PE Unit 3 AOS 2

ATP

Adenosine triphosphate, a high energy compound that muscle cells break down to provide energy for movement.

ADP

Adenosine diphosphate, a by-product of ATP once it has been broken down, which can be resynthesised back into ATP by energy systems.

Energy systems

Three unique chemical processes that resynthesise ADP and Pi back into ATP by breaking down a fuel.

Fuel

A compound that, when broken down, releases energy for ATP resynthesis.

ATP-CP system

An anaerobic system that uses phosphocreatine as fuel, with a small yield and fast rate.

Anaerobic glycolysis system

An anaerobic system that uses glycogen as fuel, breaking it down into glucose for energy, with medium yield and medium rate.

Aerobic system

Uses glycogen, free fatty acids, or protein as fuel, breaking glycogen down into glucose using oxygen, with high yield and low rate.

Fatigue

The inability to continue functioning at the level of one's normal physical capabilities.

Fuel depletion

Reduction in the amount of fuel available for energy systems to utilise.

Accumulation of metabolic by-products

A build-up of lactate and hydrogen ions in the muscles.

Thermoregulatory fatigue

When performance decreases due to internal or external temperature increases.

Lactate inflection point

The last point where lactate removal equals production, after which lactate accumulates exponentially.

Lactate tolerance

Ability to continue working at a high intensity despite the presence of lactate and hydrogen ions.

Passive recovery

The fastest way to replenish phosphocreatine stores, achieved through inactivity.

Active recovery

The fastest way to remove metabolic by-products from muscle cells, achieved through movement at a low intensity.

System Interplay

How all energy systems work together to produce energy.

Continuous exercise

Exercise that is non-stop with intensity mostly unchanging.

Intermittent exercise

An event that is 'stop-start' in nature, with rest breaks and several changes in intensity.

VO2 max

The maximum amount of oxygen that can be taken in, transported, and utilised in L/minute, indicating aerobic performance.

Oxygen deficit

A stage of exercise where oxygen supply does not meet the demands of the activity, increasing anaerobic pathways.

Steady state

A stage of exercise where oxygen supply meets the demands, with the aerobic system as a major contributor.

Excess post exercise Oxygen Consumption (EPOC)

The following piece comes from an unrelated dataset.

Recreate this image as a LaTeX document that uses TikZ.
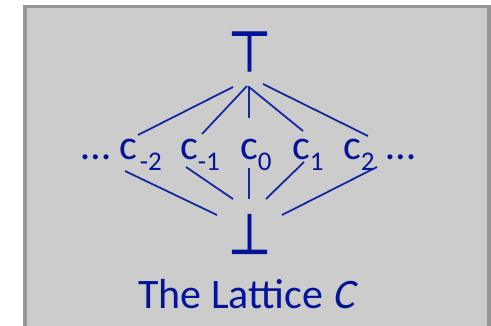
\documentclass[tikz,border=0pt]{standalone}
\usepackage{fontspec}
\setmainfont{Carlito}
\newfontfamily\slantfont{Carlito}[FakeSlant=0.2]
\newfontfamily\symfont{DejaVu Sans}[FakeBold=1.5]
\definecolor{txtblue}{RGB}{5,20,150}
\definecolor{lnblue}{RGB}{20,40,160}
\definecolor{boxfill}{RGB}{204,204,204}
\definecolor{boxline}{RGB}{150,150,150}
\newcommand\lsub[1]{\raisebox{-11pt}{\fontsize{27}{27}\selectfont #1}}
\begin{document}
\begin{tikzpicture}[x=1pt,y=-1pt,
  lbl/.style={inner sep=0pt,anchor=base west,text=txtblue,font=\fontsize{42}{42}\selectfont},
  sym/.style={inner sep=0pt,text=txtblue,xscale=0.88,font=\symfont\fontsize{56}{56}\selectfont},
  edge/.style={draw=lnblue,line width=1.8pt}]
\useasboundingbox (0,0) rectangle (491,326);
\fill[white] (0,0) rectangle (491,326);
\draw[boxline,fill=boxfill,line width=3.5pt] (25,6.5) rectangle (489,340);
% top and bottom
\node[sym] (top) at (249.5,51.5) {⊤};
\node[sym] (bot) at (249.5,234) {⊥};
% middle row
\node[lbl] (ld) at (81,160) {…};
\node[lbl] (cm2) at (119,160) {c\kern3pt\lsub{-2}};
\node[lbl] (cm1) at (180,160) {c\lsub{-1}};
\node[lbl] (c0) at (240,160) {c\lsub{0}};
\node[lbl] (c1) at (292,160) {c\lsub{1}};
\node[lbl] (c2) at (343,160) {c\lsub{2}};
\node[lbl] (rd) at (386,160) {…};
% title
\node[lbl] (title) at (138,309) {The Lattice {\slantfont C}};
% connector end points
\coordinate (ta1) at (233,87);  \coordinate (tb1) at (138,135);
\coordinate (ta2) at (247,86);  \coordinate (tb2) at (202,134);
\coordinate (ta3) at (249,86);  \coordinate (tb3) at (249,118);
\coordinate (ta4) at (249,87);  \coordinate (tb4) at (303,131);
\coordinate (ta5) at (263,84);  \coordinate (tb5) at (368,136);
\coordinate (ba1) at (125,171); \coordinate (bb1) at (217,215);
\coordinate (ba2) at (186,167); \coordinate (bb2) at (233,199);
\coordinate (ba3) at (249,168); \coordinate (bb3) at (249,199);
\coordinate (ba4) at (304,162); \coordinate (bb4) at (266,199);
\coordinate (ba5) at (377,167); \coordinate (bb5) at (282,215);
\foreach \i in {1,...,5}{
  \draw[edge] (ta\i) -- (tb\i);
  \draw[edge] (ba\i) -- (bb\i);
}
\end{tikzpicture}
\end{document}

A stage where oxygen supply exceeds demands, usually associated with rest or recovery periods.

Acute responses

Bodily changes that occur when one begins exercise, lasting during exercise and the immediate recovery period.

Cardiovascular responses

Responses including increased heart rate, stroke volume, cardiac output, blood pressure, and blood redistribution during exercise.

Respiratory responses

Responses including increased respiratory rate, tidal volume, ventilation, and pulmonary diffusion during exercise.

Muscular responses

Responses including increased motor unit recruitment and activation, temperature, production of by-products, and decreased energy substrate levels.